(1.) One Dasarath Singh was a driver of an auto rickshaw owned by Lalit Singh. The vehicle in question was registered as a public carrier vehicle used for hire by the passengers. This vehicle was insured with the respondent-Insurance Company. On 22nd of March, 1995, it is stated that some unknown passengers hired the above auto rickshaw from rickshaw stand at Dimapur between 5 to 6 p.m.
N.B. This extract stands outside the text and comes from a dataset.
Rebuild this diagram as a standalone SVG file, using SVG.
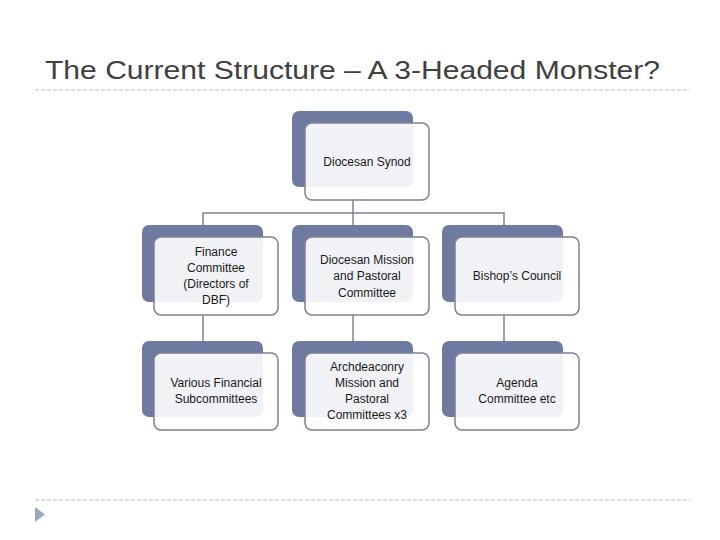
<svg xmlns="http://www.w3.org/2000/svg" width="720" height="540" viewBox="0 0 720 540">
<style>
.back{fill:#6f7aa0}
.front{fill:#ffffff;fill-opacity:0.9;stroke:#7d8194;stroke-width:1.5}
.lbl{font-family:"Liberation Sans",Arial,sans-serif;font-size:12px;fill:#1a1a1a;text-anchor:middle}
.conn{fill:none;stroke:#7d8194;stroke-width:1.5}
.dash{stroke:#b8bcc4;stroke-width:1;stroke-dasharray:4,2}
</style>
<rect width="720" height="540" fill="#ffffff"/>
<text x="45" y="79" font-family="Liberation Sans,Arial,sans-serif" font-size="25" fill="#404040" textLength="615" lengthAdjust="spacingAndGlyphs">The Current Structure – A 3-Headed Monster?</text>
<line class="dash" x1="35" y1="90" x2="690" y2="90"/>
<line class="dash" x1="35" y1="500" x2="690" y2="500"/>
<polygon points="35,507 45,514.5 35,522" fill="#9aa8bc"/>
<g id="connectors">
<path class="conn" d="M353,200 V213 M203,237 V213 H504 V237 M353,213 V237"/>
<path class="conn" d="M203,315 V341 M353,315 V341 M504,315 V341"/>
</g>
<g id="synod">
<rect class="back" x="292" y="111" width="121" height="76" rx="7"/>
<rect class="front" x="305" y="123" width="124" height="77" rx="7"/>
<text class="lbl" x="367" y="166">Diocesan Synod</text>
</g>
<g id="finance">
<rect class="back" x="142" y="225" width="121" height="77" rx="7"/>
<rect class="front" x="154" y="237" width="124" height="78" rx="7"/>
<text class="lbl" x="216" y="256">Finance</text>
<text class="lbl" x="216" y="272">Committee</text>
<text class="lbl" x="216" y="288">(Directors of</text>
<text class="lbl" x="216" y="304">DBF)</text>
</g>
<g id="dmpc">
<rect class="back" x="292" y="225" width="121" height="77" rx="7"/>
<rect class="front" x="305" y="237" width="124" height="78" rx="7"/>
<text class="lbl" x="367" y="264">Diocesan Mission</text>
<text class="lbl" x="367" y="280">and Pastoral</text>
<text class="lbl" x="367" y="297">Committee</text>
</g>
<g id="bishops">
<rect class="back" x="442" y="225" width="121" height="77" rx="7"/>
<rect class="front" x="455" y="237" width="124" height="78" rx="7"/>
<text class="lbl" x="517" y="280">Bishop’s Council</text>
</g>
<g id="subcommittees">
<rect class="back" x="142" y="341" width="121" height="76" rx="7"/>
<rect class="front" x="154" y="353" width="124" height="77" rx="7"/>
<text class="lbl" x="216" y="387">Various Financial</text>
<text class="lbl" x="216" y="403">Subcommittees</text>
</g>
<g id="archdeaconry">
<rect class="back" x="292" y="341" width="121" height="76" rx="7"/>
<rect class="front" x="305" y="353" width="124" height="77" rx="7"/>
<text class="lbl" x="367" y="371">Archdeaconry</text>
<text class="lbl" x="367" y="387">Mission and</text>
<text class="lbl" x="367" y="403">Pastoral</text>
<text class="lbl" x="367" y="419">Committees x3</text>
</g>
<g id="agenda">
<rect class="back" x="442" y="341" width="121" height="76" rx="7"/>
<rect class="front" x="455" y="353" width="124" height="77" rx="7"/>
<text class="lbl" x="517" y="387">Agenda</text>
<text class="lbl" x="517" y="403">Committee etc</text>
</g>
</svg>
It is also not in dispute that the said auto rickshaw was reported stolen and the dead body of driver Dasarath Singh was recovered by the police on the next day, the auto rickshaw was never recovered and the claim of the owner for the loss of auto rickshaw was accepted by the respondent-Insurance Company and a sum of Rs. 47,220/- was settled by the said company towards the loss suffered by the owner.
(2.) One Darshan Singh claiming to be a Power of Attorney holder of the present appellants filed a claim petition along with the present appellants under Section 163-A of the Motor Vehicles Act, 1988 (for short the 'Act') claiming damages for the death caused to the deceased Dasarath Singh during the course of his employment under Lalit Singh as a death caused in an accident arising out of the use of vehicle. The Motor Accidents Claims Tribunal, Nagaland as per its judgment dated 24th of June, 1996 came to the conclusion that the death of the driver of the auto rickshaw (Dasarath Singh) was caused by an accident coming within the purview of the Motor Vehicles Act, therefore, held that the owner of the vehicle was liable to compensate the death of the driver in money value. Since there was an agreement between the vehicle owner and the respondent-Insurance Company to compensate the employer of the vehicle, said legal and statutory liability stood fastened on the respondent-Insurance Company. The tribunal also held that the quantum of claim of the claimants stood established and consequently it awarded a sum of Rs. 2,81,500/- against the Insurance Company with interest @ 12% on the amount awarded from the date of application till payment.
(3.) The Insurance Company preferred an appeal by itself before the Gauhati High Court (Kohima Bench) in M.A.(F) No. 8(K) 96. The High Court by its judgment dated 9-3-1998 came to the conclusion that there was no motor accident as contemplated under the Act. The High Court further held that the case in hand was a case of murder and not of an accident, hence a petition for claim under the provisions of the Act did not arise. The High Court, accordingly, allowed the appeal and set aside the judgment and the award made by the tribunal.